A long-awaited project to bolster Hunting Island State Park’s erosion-plagued beaches will begin as soon as turtle-nesting season ends.
Work to pump additional sand from offshore onto the beach should begin by Dec. 1 and take several months, park manager J.W. Weatherford said. About 2 miles of beach between the campground and South Beach will receive an additional 1.2 million cubic yards of sand as part of work permitted by state and federal regulators.
Permits also call for building another groin — a hard structure extending into the water to trap and build up sand — with an option to build a second.
To prepare for the project, Marines from Marine Corps Air Station Beaufort have worked this month to clear some of the fallen trees that serve as the backdrop for photos, and to remove obstacles for adventurous children. The “boneyard” of fallen trees on the south end of the island will remain undisturbed, Weatherford said.
“They’re still going to keep the essence of Hunting Island,” he said.
As soon as early November, park visitors could notice equipment being staged in the area. Sections of the beach and some parking will be closed while the work is underway.
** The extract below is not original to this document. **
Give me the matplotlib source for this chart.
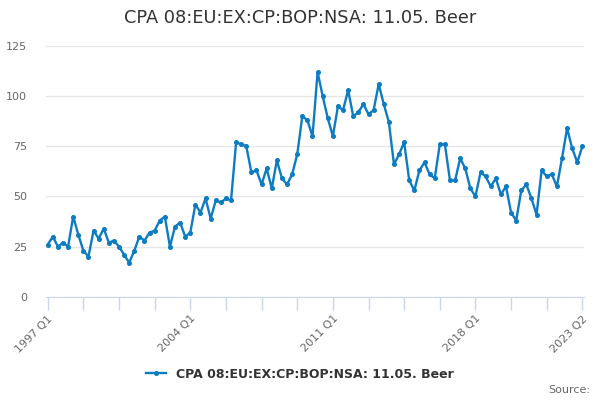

But miles of beach will remain open for visitors, and parking should not be an issue during the off-season months, Weatherford said.
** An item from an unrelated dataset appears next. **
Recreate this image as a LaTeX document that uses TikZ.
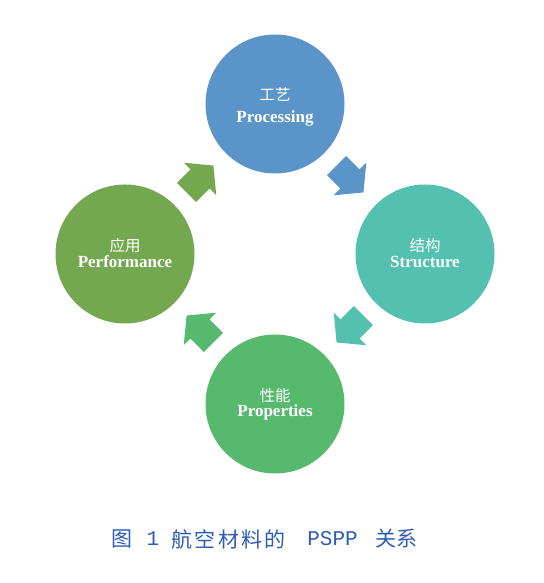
\documentclass[tikz,border=0pt]{standalone}
\usepackage{fontspec}
\setmainfont{Liberation Serif}
\newfontfamily\cjk{Noto Sans CJK SC}
\newfontfamily\capmono{Liberation Mono}
\definecolor{cblue}{RGB}{91,148,201}
\definecolor{cteal}{RGB}{84,192,175}
\definecolor{cgreen}{RGB}{86,185,110}
\definecolor{colive}{RGB}{116,168,80}
\definecolor{capblue}{RGB}{45,92,180}
\tikzset{
  blockarrow/.pic={\fill[pic actions] (-19,13.5) -- (0,13.5) -- (0,23) -- (19,0) -- (0,-23) -- (0,-13.5) -- (-19,-13.5) -- cycle;},
  ball/.style={circle, minimum size=139pt, inner sep=0pt, fill=#1},
  zh/.style={text=white, font=\cjk\fontsize{15.5}{15.5}\selectfont},
  en/.style={text=white, font=\bfseries\fontsize{17}{17}\selectfont, anchor=base},
  capzh/.style={text=capblue, font=\cjk\fontsize{21}{21}\selectfont, inner sep=0pt},
  capen/.style={text=capblue, font=\capmono\fontsize{21}{21}\selectfont, inner sep=0pt},
}
\begin{document}
\begin{tikzpicture}[x=1pt,y=1pt]
\useasboundingbox (0,0) rectangle (543,583);
% circles
\node[ball=cblue]  (top)    at (275,479) {};
\node[ball=cteal]  (right)  at (425,329) {};
\node[ball=cgreen] (bottom) at (275,179) {};
\node[ball=colive] (left)   at (125,329) {};
% labels
\node[zh] (topzh) at ([yshift=10pt]top.center) {工艺};
\node[en] (topen) at ([yshift=-19pt]top.center) {Processing};
\node[zh] (rightzh) at ([yshift=8pt]right.center) {结构};
\node[en] (righten) at ([yshift=-14pt]right.center) {Structure};
\node[zh] (bottomzh) at ([yshift=8pt]bottom.center) {性能};
\node[en] (bottomen) at ([yshift=-13pt]bottom.center) {Properties};
\node[zh] (leftzh) at ([yshift=8pt]left.center) {应用};
\node[en] (leften) at ([yshift=-14pt]left.center) {Performance};
% arrows
\pic[fill=cblue, rotate=-45] (a1) at (350,404) {blockarrow};
\pic[fill=cteal, rotate=-135] (a2) at (350,254) {blockarrow};
\pic[fill=cgreen, rotate=135] (a3) at (200,254) {blockarrow};
\pic[fill=colive, rotate=45] (a4) at (200,404) {blockarrow};
% caption
\node[capzh] (c1) at (122,44) {图};
\node[capen] (c2) at (153,44) {1};
\node[capzh] (c3) at (228.5,44) {航\hspace{2.3pt}空\hspace{2.3pt}材\hspace{2.3pt}料\hspace{2.3pt}的};
\node[capen] (c4) at (332.5,44) {PSPP};
\node[capzh] (c5) at (396.5,44) {关系};
\end{tikzpicture}
\end{document}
Work should last several months but will avoid turtle nesting season and the high-traffic times during warmer weather.
“That way, we’ll be ready to go with a brand new beach and sand dune by the time Easter and spring break come around,” Weatherford said.
The work is aimed at protecting the park’s historic lighthouse and restoring the beach for the approximately 1 million people who visit the park each year.
Erosion is a constant on Hunting Island and has been more damaging in recent years as a result of major storms and abnormally high tides.
Over the years, the state has invested millions in numerous renourishment projects. The most recent restoration came in 2006.
This is the most expensive effort yet, with an expected cost of at least $10 million. The amount of sand being spread is the most since 1.4 million cubic yards were added in 1980.
The scope of the project doubled after Hurricane Matthew decimated the island in October 2016.
Permits faced opposition from environmental groups who objected to the groins’ effect on nearby beaches, as well as from property owners on nearby Harbor Island who have said past Hunting Island projects have contributed to erosion on the private community’s beach.